Ahead of a key conference on Montreal Protocol in Paris this month, he said India must change its position on HFCs and agree to start negotiations for a global phase down, not phase out, of the gas used in refrigerators and air conditions as a solution to Ozone Layer Depletion.
Jayanthi Natarajan was the environment minister in September last year, when the joint statement was signed. She was replaced in December by M Veerappa Moily.
Ramesh hoped the statement signed between Modi and Obama on the matter would "drop" India's "obstructionist stance" and that negotiations on HFCs would start soon.

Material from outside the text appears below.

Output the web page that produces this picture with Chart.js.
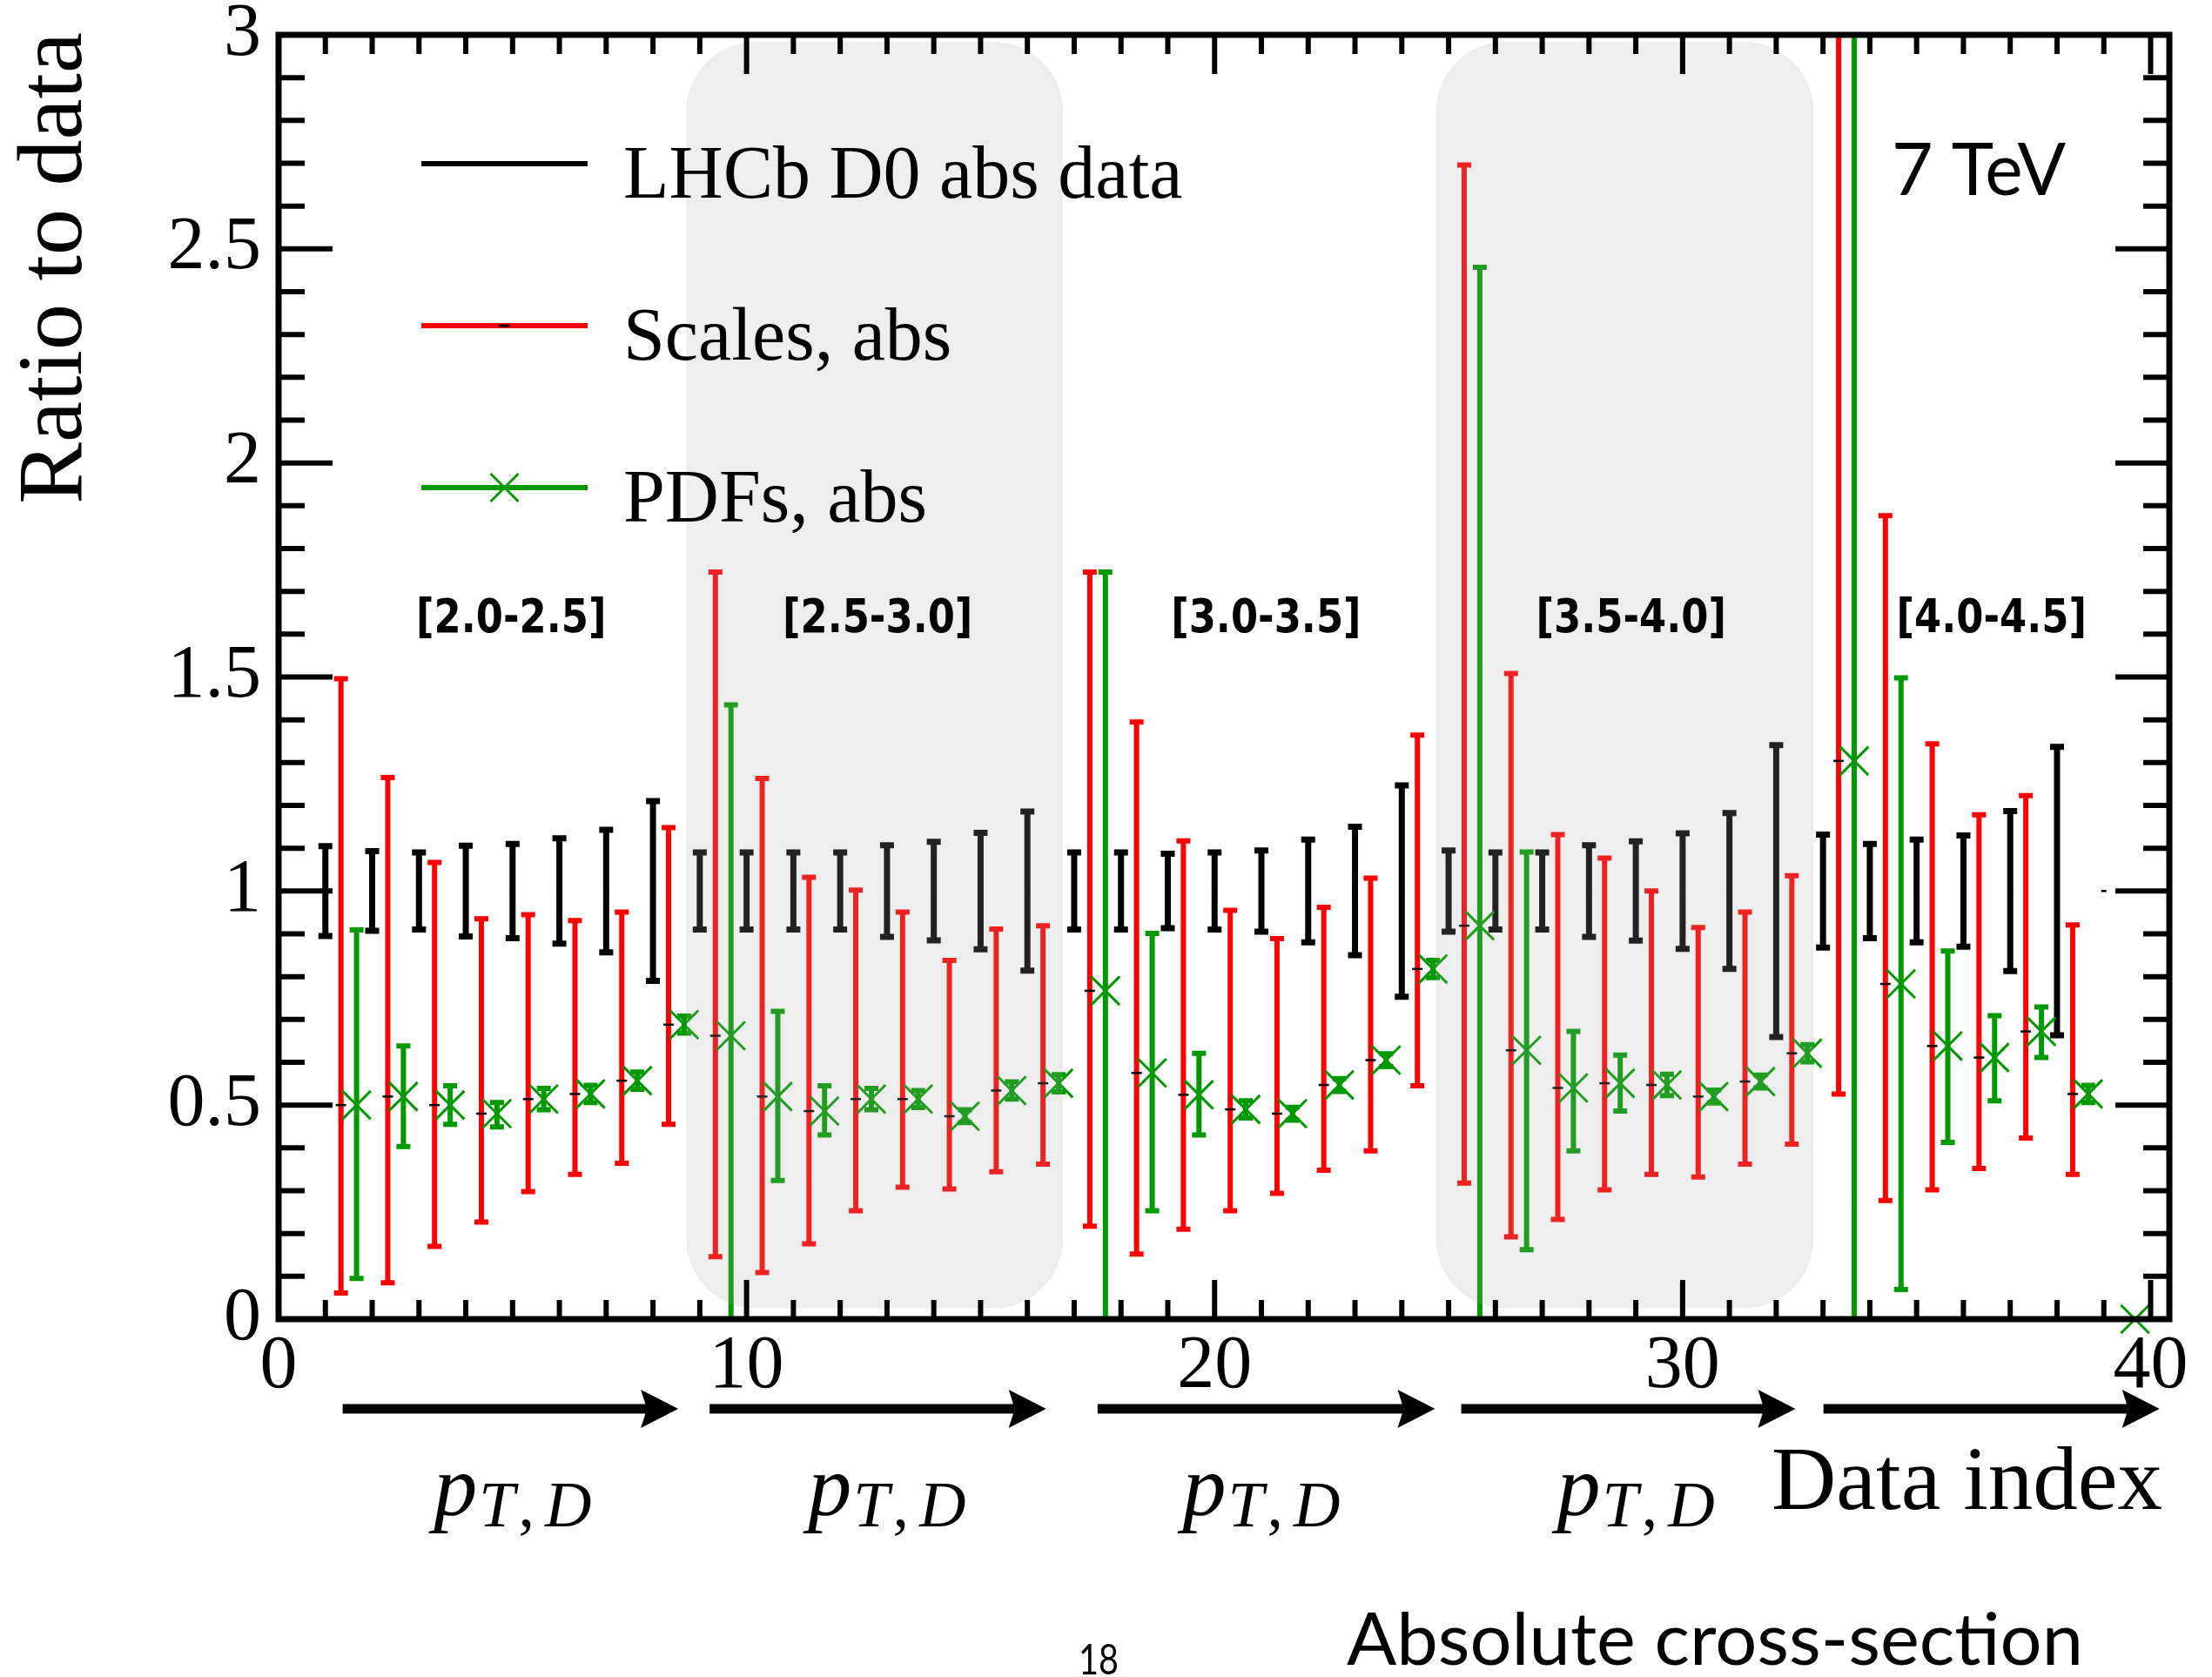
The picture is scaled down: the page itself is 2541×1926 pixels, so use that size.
<!DOCTYPE html>
<html>
<head>
<meta charset="utf-8">
<script src="https://cdn.jsdelivr.net/npm/chart.js@4.4.1/dist/chart.umd.min.js"></script>
<style>
  html, body { margin: 0; padding: 0; background: #fff; }
  #wrap { width: 2541px; height: 1926px; }
</style>
</head>
<body>
<div id="wrap"><canvas id="ratioChart"></canvas></div>
<script>
// LHCb D0 absolute cross-section, 7 TeV: theory / data ratio per data point
const dataIndex = [1, 2, 3, 4, 5, 6, 7, 8, 9, 10, 11, 12, 13, 14, 15, 16, 17, 18, 19, 20,
  21, 22, 23, 24, 25, 26, 27, 28, 29, 30, 31, 32, 33, 34, 35, 36, 37, 38, 39];

const dataRatio = [1, 1, 1, 1, 1, 1, 1, 1, 1, 1, 1, 1, 1, 1, 1, 1, 1, 1, 1, 1,
  1, 1, 1, 1, 1, 1, 1, 1, 1, 1, 1, 1, 1, 1, 1, 1, 1, 1, 1];
const dataErr = [0.105, 0.093, 0.09, 0.106, 0.11, 0.123, 0.143, 0.21, 0.09, 0.09,
  0.09, 0.09, 0.107, 0.115, 0.136, 0.186, 0.09, 0.09, 0.087, 0.09,
  0.095, 0.12, 0.15, 0.247, 0.095, 0.09, 0.09, 0.107, 0.116, 0.135,
  0.182, 0.341, 0.132, 0.11, 0.12, 0.13, 0.187, 0.337, 0];

// central theory prediction (shared by scale and PDF variations)
const theory = [0.50, 0.52, 0.50, 0.48, 0.514, 0.526, 0.557, 0.688, 0.662, 0.52,
  0.486, 0.514, 0.514, 0.474, 0.534, 0.551, 0.767, 0.575, 0.524, 0.49,
  0.48, 0.547, 0.605, 0.818, 0.919, 0.628, 0.54, 0.551, 0.547, 0.52,
  0.555, 0.621, 1.304, 0.783, 0.638, 0.611, 0.672, 0.526, 0];

const scaleLo = [0.061, 0.085, 0.17, 0.227, 0.298, 0.338, 0.364, 0.455, 0.146, 0.109,
  0.176, 0.253, 0.308, 0.304, 0.344, 0.362, 0.217, 0.152, 0.21, 0.253,
  0.294, 0.348, 0.393, 0.545, 0.318, 0.192, 0.233, 0.302, 0.338, 0.332,
  0.362, 0.409, 0.526, 0.277, 0.302, 0.352, 0.423, 0.338, null];
const scaleHi = [1.496, 1.265, 1.067, 0.935, 0.945, 0.931, 0.951, 1.148, 1.745, 1.263,
  1.032, 1.002, 0.951, 0.838, 0.911, 0.919, 1.745, 1.395, 1.117, 0.955,
  0.889, 0.962, 1.03, 1.364, 2.696, 1.508, 1.132, 1.077, 1.0, 0.915,
  0.951, 1.036, 3.3, 1.877, 1.344, 1.178, 1.223, 0.921, null];

const pdfLo = [0.095, 0.403, 0.455, 0.449, 0.489, 0.506, 0.537, 0.668, -0.111, 0.324,
  0.43, 0.489, 0.494, 0.459, 0.514, 0.531, -0.211, 0.253, 0.43, 0.47,
  0.465, 0.532, 0.59, 0.798, -0.619, 0.162, 0.393, 0.486, 0.522, 0.505,
  0.54, 0.601, -0.6, 0.069, 0.413, 0.51, 0.611, 0.506, null];
const pdfHi = [0.909, 0.638, 0.545, 0.506, 0.539, 0.546, 0.577, 0.708, 1.435, 0.719,
  0.545, 0.539, 0.534, 0.489, 0.554, 0.571, 1.745, 0.901, 0.621, 0.51,
  0.495, 0.562, 0.62, 0.838, 2.457, 1.091, 0.672, 0.617, 0.572, 0.535,
  0.57, 0.641, 3.2, 1.498, 0.86, 0.709, 0.729, 0.546, null];

const seriesLabels = ['LHCb D0 abs data', 'Scales, abs', 'PDFs, abs'];
const binLabels = ['[2.0-2.5]', '[2.5-3.0]', '[3.0-3.5]', '[3.5-4.0]', '[4.0-4.5]'];
const xTicks = [0, 10, 20, 30, 40];
const yTicks = [0, 0.5, 1, 1.5, 2, 2.5, 3];

const RED = '#ff0000';
const GREEN = '#009900';
const SERIF = '"Liberation Serif", "Times New Roman", serif';
const SANS = 'Lato, "DejaVu Sans", sans-serif';

// layout of the annotations, in axis units
const binLabelX = [4.97, 12.8, 21.1, 28.9, 36.6];
const arrowSpans = [[1.37, 8.54], [9.21, 16.4], [17.5, 24.71], [25.27, 32.41], [33.01, 40.19]];
const ptLabelX = [5, 13, 21, 29];
const bands = [[8.71, 16.76], [24.73, 32.8]];

const ctx = document.getElementById('ratioChart').getContext('2d');

function scaledText(c, text, x, y, sx, align) {
  c.save();
  c.translate(x, y);
  c.scale(sx, 1);
  c.textAlign = align || 'left';
  c.fillText(text, 0, 0);
  c.restore();
}

function fitText(c, text, x, y, width) {
  scaledText(c, text, x, y, width / c.measureText(text).width, 'left');
}

function crossMark(c, x, y, h, lw) {
  c.lineWidth = lw;
  c.beginPath();
  c.moveTo(x - h, y - h); c.lineTo(x + h, y + h);
  c.moveTo(x - h, y + h); c.lineTo(x + h, y - h);
  c.stroke();
}

// p_{T,D} written piece by piece: italic p, then the subscript pair
function ptLabel(c, cx, base) {
  const pieces = [
    { t: 'p', font: 'italic 100px ' + SERIF, dy: 0, gap: 2 },
    { t: 'T', font: 'italic 74px ' + SERIF, dy: 13, gap: 4 },
    { t: ',', font: '74px ' + SERIF, dy: 13, gap: 12 },
    { t: 'D', font: 'italic 74px ' + SERIF, dy: 13, gap: 0 }
  ];
  let total = 0;
  pieces.forEach(p => { c.font = p.font; p.w = c.measureText(p.t).width; total += p.w + p.gap; });
  let px = cx - total / 2;
  c.textAlign = 'left';
  pieces.forEach(p => {
    c.font = p.font;
    c.fillText(p.t, px, base + p.dy);
    px += p.w + p.gap;
  });
}

// vertical error bars with caps, clipped to the frame
const errorBars = {
  id: 'errorBars',
  beforeDatasetsDraw(chart) {
    const { ctx: c, chartArea: a, scales: { x, y } } = chart;
    c.save();
    c.beginPath();
    c.rect(a.left, a.top, a.right - a.left, a.bottom - a.top);
    c.clip();
    chart.data.datasets.forEach(ds => {
      const b = ds.bars;
      c.strokeStyle = b.color;
      c.lineWidth = b.width;
      ds.data.forEach((p, k) => {
        if (b.lo[k] == null || b.lo[k] === b.hi[k]) return;
        const px = x.getPixelForValue(p.x);
        const y0 = y.getPixelForValue(b.lo[k]);
        const y1 = y.getPixelForValue(b.hi[k]);
        c.beginPath();
        c.moveTo(px, y0); c.lineTo(px, y1);
        c.moveTo(px - b.cap, y0); c.lineTo(px + b.cap, y0);
        c.moveTo(px - b.cap, y1); c.lineTo(px + b.cap, y1);
        c.stroke();
      });
    });
    c.restore();
  }
};

// grey rounded boxes marking alternate rapidity bins
const rapidityBands = {
  id: 'rapidityBands',
  afterDatasetsDraw(chart) {
    const { ctx: c, scales: { x, y } } = chart;
    c.save();
    c.fillStyle = 'rgba(170, 170, 170, 0.2)';
    const top = y.getPixelForValue(2.984);
    const bottom = y.getPixelForValue(0.025);
    bands.forEach(([from, to]) => {
      const l = x.getPixelForValue(from);
      const r = x.getPixelForValue(to);
      c.beginPath();
      c.roundRect(l, top, r - l, bottom - top, 80);
      c.fill();
    });
    c.restore();
  }
};

// frame with inward ticks on all four sides
const frame = {
  id: 'frame',
  afterDraw(chart) {
    const { ctx: c, chartArea: a, scales: { x, y } } = chart;
    c.save();
    c.strokeStyle = '#000';
    c.lineWidth = 6;
    c.beginPath();
    for (let v = 1; v < 41; v++) {
      const px = x.getPixelForValue(v);
      const len = v % 10 === 0 ? 45 : 22;
      c.moveTo(px, a.top); c.lineTo(px, a.top + len);
      c.moveTo(px, a.bottom); c.lineTo(px, a.bottom - len);
    }
    for (let k = 1; k < 30; k++) {
      const py = y.getPixelForValue(k / 10);
      const len = k % 5 === 0 ? 62 : 30;
      c.moveTo(a.left, py); c.lineTo(a.left + len, py);
      c.moveTo(a.right, py); c.lineTo(a.right - len, py);
    }
    c.stroke();
    c.lineWidth = 7;
    c.strokeRect(a.left, a.top, a.right - a.left, a.bottom - a.top);
    c.restore();
  }
};

// legend, bin labels, arrows and titles
const annotations = {
  id: 'annotations',
  afterDraw(chart) {
    const { ctx: c, chartArea: a, scales: { x, y } } = chart;
    c.save();
    c.fillStyle = '#000';
    c.textBaseline = 'alphabetic';

    // legend
    const ds = chart.data.datasets;
    const rows = [148, 334, 520];
    const lx0 = a.left + 164, lx1 = a.left + 355, lmid = (lx0 + lx1) / 2;
    ds.forEach((d, i) => {
      const ly = a.top + rows[i];
      c.strokeStyle = d.bars.color;
      c.lineWidth = 6;
      c.beginPath(); c.moveTo(lx0, ly); c.lineTo(lx1, ly); c.stroke();
      if (i === 1) {
        c.strokeStyle = '#000'; c.lineWidth = 3;
        c.beginPath(); c.moveTo(lmid - 6, ly); c.lineTo(lmid + 6, ly); c.stroke();
      }
      if (i === 2) {
        c.strokeStyle = GREEN;
        crossMark(c, lmid, ly, 16, 3);
      }
      c.font = '86px ' + SERIF;
      c.fillText(d.label, a.left + 396, ly + 39);
    });

    // rapidity bin labels
    c.font = 'bold 54px "DejaVu Sans", sans-serif';
    binLabels.forEach((t, i) => {
      scaledText(c, t, x.getPixelForValue(binLabelX[i]), y.getPixelForValue(1.605), 0.83, 'center');
    });

    // centre-of-mass energy
    c.font = '83px ' + SANS;
    fitText(c, '7 TeV', 2173, 224, 200);

    // pT direction arrows
    const ay = 1618;
    arrowSpans.forEach(([from, to]) => {
      const l = x.getPixelForValue(from);
      const tip = x.getPixelForValue(to);
      c.fillRect(l, ay - 5.5, tip - 36 - l, 11);
      c.beginPath();
      c.moveTo(tip, ay);
      c.lineTo(tip - 43, ay - 22);
      c.lineTo(tip - 36, ay);
      c.lineTo(tip - 43, ay + 22);
      c.closePath();
      c.fill();
    });

    // p_{T,D} labels under the arrows
    ptLabelX.forEach(v => ptLabel(c, x.getPixelForValue(v), 1740));

    // axis titles
    c.font = '103px ' + SERIF;
    c.textAlign = 'right';
    c.fillText('Data index', 2484, 1733);

    c.save();
    c.translate(93, 37);
    c.rotate(-Math.PI / 2);
    c.font = '106px ' + SERIF;
    c.textAlign = 'right';
    c.fillText('Ratio to data', 0, 0);
    c.restore();

    c.textAlign = 'left';
    c.font = '84px ' + SANS;
    fitText(c, 'Absolute cross-section', 1547, 1912, 846);
    c.font = '49px ' + SANS;
    fitText(c, '18', 1239, 1923, 46);
    c.restore();
  }
};

new Chart(ctx, {
  type: 'scatter',
  data: {
    datasets: [
      {
        label: seriesLabels[0],
        data: dataIndex.map((d, k) => ({ x: d, y: dataRatio[k] })),
        bars: {
          lo: dataRatio.map((r, k) => r - dataErr[k]),
          hi: dataRatio.map((r, k) => r + dataErr[k]),
          color: '#000', width: 7, cap: 8
        },
        pointStyle: 'line', pointRadius: 3, borderWidth: 2.5, borderColor: '#000'
      },
      {
        label: seriesLabels[1],
        data: dataIndex.map((d, k) => ({ x: d + 1 / 3, y: theory[k] })),
        bars: { lo: scaleLo, hi: scaleHi, color: RED, width: 6, cap: 8 },
        pointStyle: 'line', pointRadius: 6, borderWidth: 2.5, borderColor: '#000'
      },
      {
        label: seriesLabels[2],
        data: dataIndex.map((d, k) => ({ x: d + 2 / 3, y: theory[k] })),
        bars: { lo: pdfLo, hi: pdfHi, color: GREEN, width: 6, cap: 8 },
        pointStyle: 'crossRot', pointRadius: 23, borderWidth: 3, borderColor: GREEN,
        clip: false
      }
    ]
  },
  options: {
    responsive: true,
    maintainAspectRatio: false,
    animation: false,
    events: [],
    layout: { padding: { left: 0, right: 49, top: 40, bottom: 311 } },
    plugins: { legend: { display: false }, tooltip: { enabled: false } },
    scales: {
      x: {
        type: 'linear', min: 0, max: 40.4,
        grid: { display: false, drawTicks: false },
        border: { display: false },
        afterBuildTicks: s => { s.ticks = xTicks.map(v => ({ value: v })); },
        afterFit: s => { s.height = 100; s.paddingLeft = 0; s.paddingRight = 0; },
        ticks: {
          font: { family: SERIF, size: 86 }, color: '#000', padding: 4,
          maxRotation: 0, autoSkip: false, callback: v => String(v)
        }
      },
      y: {
        type: 'linear', min: 0, max: 3,
        grid: { display: false, drawTicks: false },
        border: { display: false },
        afterBuildTicks: s => { s.ticks = yTicks.map(v => ({ value: v })); },
        afterFit: s => { s.width = 320; s.paddingTop = 0; s.paddingBottom = 0; },
        ticks: {
          font: { family: SERIF, size: 86 }, color: '#000', padding: 20,
          autoSkip: false, callback: v => String(v)
        }
      }
    }
  },
  plugins: [errorBars, rapidityBands, frame, annotations]
});
</script>
</body>
</html>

India has been preventing a move to establish a "contact group" under the Montreal Protocol as it argues that alternative technologies to replace HFCs are expensive and their proprietary rights lie with American multinationals which hold patents to hydrofluoroolefins (HFOs) and are pushing it as a replacement to HFCs.
"India must agree to a contact group under the Montreal Protocol for a phase down of HFCs... Last year, China agreed. Now India must agree... We have to do something urgently on HFCs. It is a low-hanging fruit," he said.